Jacinda Ardern represents a country with more sheep than people lol… (an Aussie Kiwi joke)

When I lived in Brisbane, I met a lot of Kiwis. They are great people. The truth is, except for Christchurch, most of the rest of the country is rural and they don’t have internet anyway.

From what I learned drinking beer every night with them is New Zealand is really really liberal. Their “Centre Right” Parties (National and ACT) would be Left of Bernie Sanders here in the US.

I doubt Kiwis think twice about this proposal.
Heeds Truman’s warning

(09-28-2022 05:27 PM)CardinalJim Wrote: [ -> ]Jacinda Ardern represents a country with more sheep than people lol… (an Aussie Kiwi joke)
When I lived in Brisbane, I met a lot of Kiwis. They are great people. The truth is, except for Christchurch, most of the rest of the country is rural and they don’t have internet anyway.
From what I learned drinking beer every night with them is New Zealand is really really liberal. Their “Centre Right” Parties (National and ACT) would be Left of Bernie Sanders here in the US.
I doubt Kiwis think twice about this proposal.

Auckland, and probably Wellington, are more urban also, but the vast majority of New Zealand is extremely rural. I liken driving around NZ to hopping in the back of my parents' station wagon in the 1950s and taking a road trip across the rural southern USA. But the political views are vastly different from that.

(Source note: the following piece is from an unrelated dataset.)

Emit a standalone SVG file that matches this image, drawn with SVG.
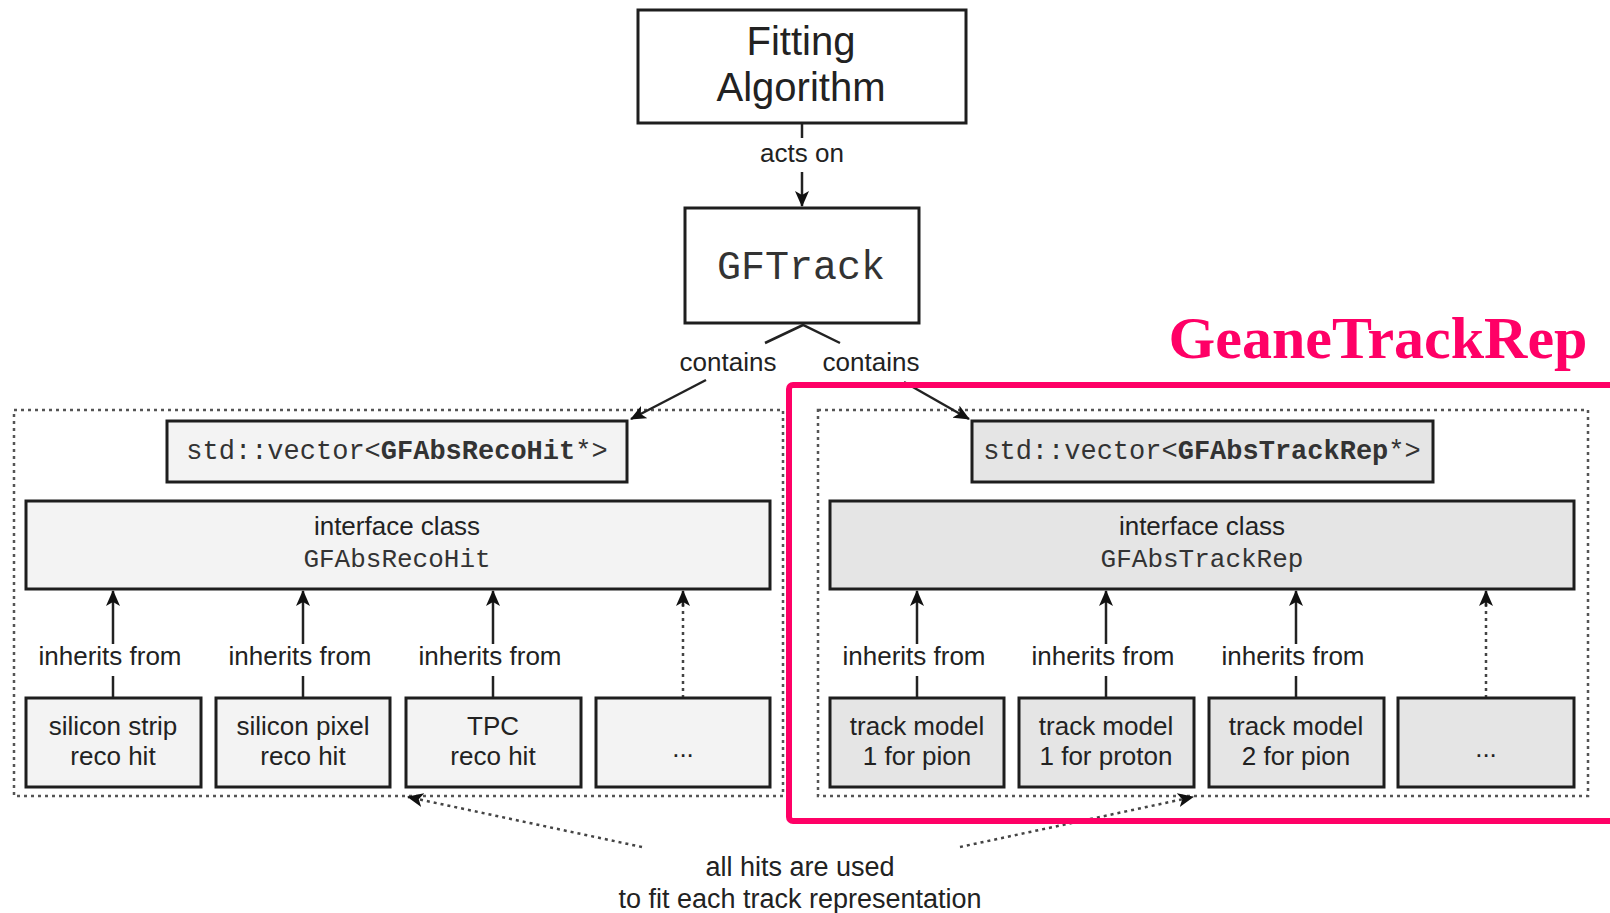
<svg xmlns="http://www.w3.org/2000/svg" width="1610" height="913" viewBox="0 0 1610 913">
<defs>
<style>
.box{stroke:#1e1e1e;stroke-width:3}
.top{fill:#fff}
.lf{fill:#f3f3f3}
.rf{fill:#e5e5e5}
.sans{font-family:"Liberation Sans",Arial,sans-serif;fill:#222;text-anchor:middle}
.mono{font-family:"Liberation Mono","Courier New",monospace;fill:#333;text-anchor:middle}
.lbl{font-size:26px}
.cont{fill:none;stroke:#555;stroke-width:2.5;stroke-dasharray:3 4}
.ln{fill:none;stroke:#222;stroke-width:2.5}
.dot{fill:none;stroke:#444;stroke-width:2.5;stroke-dasharray:3 4}
</style>
<marker id="arr2" markerWidth="16" markerHeight="14" refX="15" refY="7" orient="auto" markerUnits="userSpaceOnUse" viewBox="0 0 16 14">
<path d="M0,0 L16,7 L0,14 L4,7 z" fill="#111"/>
</marker>
</defs>
<rect width="1610" height="913" fill="#fff"/>

<rect class="cont" x="14" y="410" width="769" height="386"/>
<rect class="cont" x="818" y="410" width="770" height="386"/>

<g id="connectors">
<line class="ln" x1="802" y1="123" x2="802" y2="138"/>
<line class="ln" x1="802" y1="172" x2="802" y2="206" marker-end="url(#arr2)"/>
<polyline class="ln" points="765,343 803,325 840,343"/>
<line class="ln" x1="706" y1="380" x2="631" y2="419" marker-end="url(#arr2)"/>
<line class="ln" x1="904" y1="382" x2="969" y2="419" marker-end="url(#arr2)"/>
<g>
<line class="ln" x1="113" y1="698" x2="113" y2="676"/><line class="ln" x1="113" y1="644" x2="113" y2="591" marker-end="url(#arr2)"/>
<line class="ln" x1="303" y1="698" x2="303" y2="676"/><line class="ln" x1="303" y1="644" x2="303" y2="591" marker-end="url(#arr2)"/>
<line class="ln" x1="493" y1="698" x2="493" y2="676"/><line class="ln" x1="493" y1="644" x2="493" y2="591" marker-end="url(#arr2)"/>
<line class="dot" x1="683" y1="698" x2="683" y2="593"/><line class="ln" x1="683" y1="606" x2="683" y2="591" marker-end="url(#arr2)"/>
<line class="ln" x1="917" y1="698" x2="917" y2="676"/><line class="ln" x1="917" y1="644" x2="917" y2="591" marker-end="url(#arr2)"/>
<line class="ln" x1="1106" y1="698" x2="1106" y2="676"/><line class="ln" x1="1106" y1="644" x2="1106" y2="591" marker-end="url(#arr2)"/>
<line class="ln" x1="1296" y1="698" x2="1296" y2="676"/><line class="ln" x1="1296" y1="644" x2="1296" y2="591" marker-end="url(#arr2)"/>
<line class="dot" x1="1486" y1="698" x2="1486" y2="593"/><line class="ln" x1="1486" y1="606" x2="1486" y2="591" marker-end="url(#arr2)"/>
</g>
<line class="dot" x1="642" y1="847" x2="408" y2="797" marker-end="url(#arr2)"/>
<line class="dot" x1="960" y1="847" x2="1193" y2="797" marker-end="url(#arr2)"/>
</g>

<g class="sans lbl">
<text x="802" y="162">acts on</text>
<text x="728" y="371">contains</text>
<text x="871" y="371">contains</text>
<text x="110" y="665">inherits from</text>
<text x="300" y="665">inherits from</text>
<text x="490" y="665">inherits from</text>
<text x="914" y="665">inherits from</text>
<text x="1103" y="665">inherits from</text>
<text x="1293" y="665">inherits from</text>
<text x="800" y="876" font-size="27">all hits are used</text>
<text x="800" y="908" font-size="27">to fit each track representation</text>
</g>

<g id="fitting">
<rect class="box top" x="638" y="10" width="328" height="113"/>
<text class="sans" x="801" y="55" font-size="40">Fitting</text>
<text class="sans" x="801" y="101" font-size="40">Algorithm</text>
</g>
<g id="gftrack">
<rect class="box top" x="685" y="208" width="234" height="115"/>
<text class="mono" x="801" y="279" font-size="40" fill="#222">GFTrack</text>
</g>

<g id="vecHit">
<rect class="box lf" x="167" y="421" width="460" height="61"/>
<text class="mono" x="397" y="459" font-size="27">std::vector&lt;<tspan font-weight="bold">GFAbsRecoHit</tspan>*&gt;</text>
</g>
<g id="ifHit">
<rect class="box lf" x="26" y="501" width="744" height="88"/>
<text class="sans lbl" x="397" y="535">interface class</text>
<text class="mono" x="397" y="567" font-size="26">GFAbsRecoHit</text>
</g>
<g id="strip"><rect class="box lf" x="26" y="698" width="175" height="89"/>
<text class="sans lbl" x="113" y="735">silicon strip</text><text class="sans lbl" x="113" y="765">reco hit</text></g>
<g id="pixel"><rect class="box lf" x="216" y="698" width="174" height="89"/>
<text class="sans lbl" x="303" y="735">silicon pixel</text><text class="sans lbl" x="303" y="765">reco hit</text></g>
<g id="tpc"><rect class="box lf" x="406" y="698" width="175" height="89"/>
<text class="sans lbl" x="493" y="735">TPC</text><text class="sans lbl" x="493" y="765">reco hit</text></g>
<g id="moreHit"><rect class="box lf" x="596" y="698" width="174" height="89"/>
<text class="sans lbl" x="683" y="757">...</text></g>

<g id="vecRep">
<rect class="box rf" x="972" y="421" width="461" height="61"/>
<text class="mono" x="1202" y="459" font-size="27">std::vector&lt;<tspan font-weight="bold">GFAbsTrackRep</tspan>*&gt;</text>
</g>
<g id="ifRep">
<rect class="box rf" x="830" y="501" width="744" height="88"/>
<text class="sans lbl" x="1202" y="535">interface class</text>
<text class="mono" x="1202" y="567" font-size="26">GFAbsTrackRep</text>
</g>
<g id="tm1"><rect class="box rf" x="830" y="698" width="174" height="89"/>
<text class="sans lbl" x="917" y="735">track model</text><text class="sans lbl" x="917" y="765">1 for pion</text></g>
<g id="tm2"><rect class="box rf" x="1019" y="698" width="175" height="89"/>
<text class="sans lbl" x="1106" y="735">track model</text><text class="sans lbl" x="1106" y="765">1 for proton</text></g>
<g id="tm3"><rect class="box rf" x="1209" y="698" width="175" height="89"/>
<text class="sans lbl" x="1296" y="735">track model</text><text class="sans lbl" x="1296" y="765">2 for pion</text></g>
<g id="moreRep"><rect class="box rf" x="1398" y="698" width="176" height="89"/>
<text class="sans lbl" x="1486" y="757">...</text></g>

<g id="geane">
<rect x="789" y="385" width="840" height="436" rx="4" fill="none" stroke="#ff0066" stroke-width="6"/>
<text x="1378" y="358" font-family="'Liberation Serif','Times New Roman',serif" font-weight="bold" font-size="60" fill="#ff0066" text-anchor="middle">GeaneTrackRep</text>
</g>
</svg>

A lot comes from sharing with Australia, only more so, what has been called the "tallest daisy" syndrome--nobody should be allowed to become more wealthy than anyone else, and any daisy that does grow taller must be chopped down to size. Australia does have at least some successful capitalists. NZ has virtually none.

Australia is incredibly laid-back. Nobody sweats anything, but remarkably everything works. When a local in some third-world country says, "No problem, Joe," you can count on problems. When an Aussie says, "No worries, mate," stop worrying. Somehow it will all go right. Kiwis think the Aussies are hyper.

Aussies and Texans typically get on well, so we have a lot of them here. A client had an Aussie manager who went to lunch with us one day. Somebody asked him, "Clive, do the Aussies have a word for manana?" To which he replied, "Nope. Afraid we never get that intense."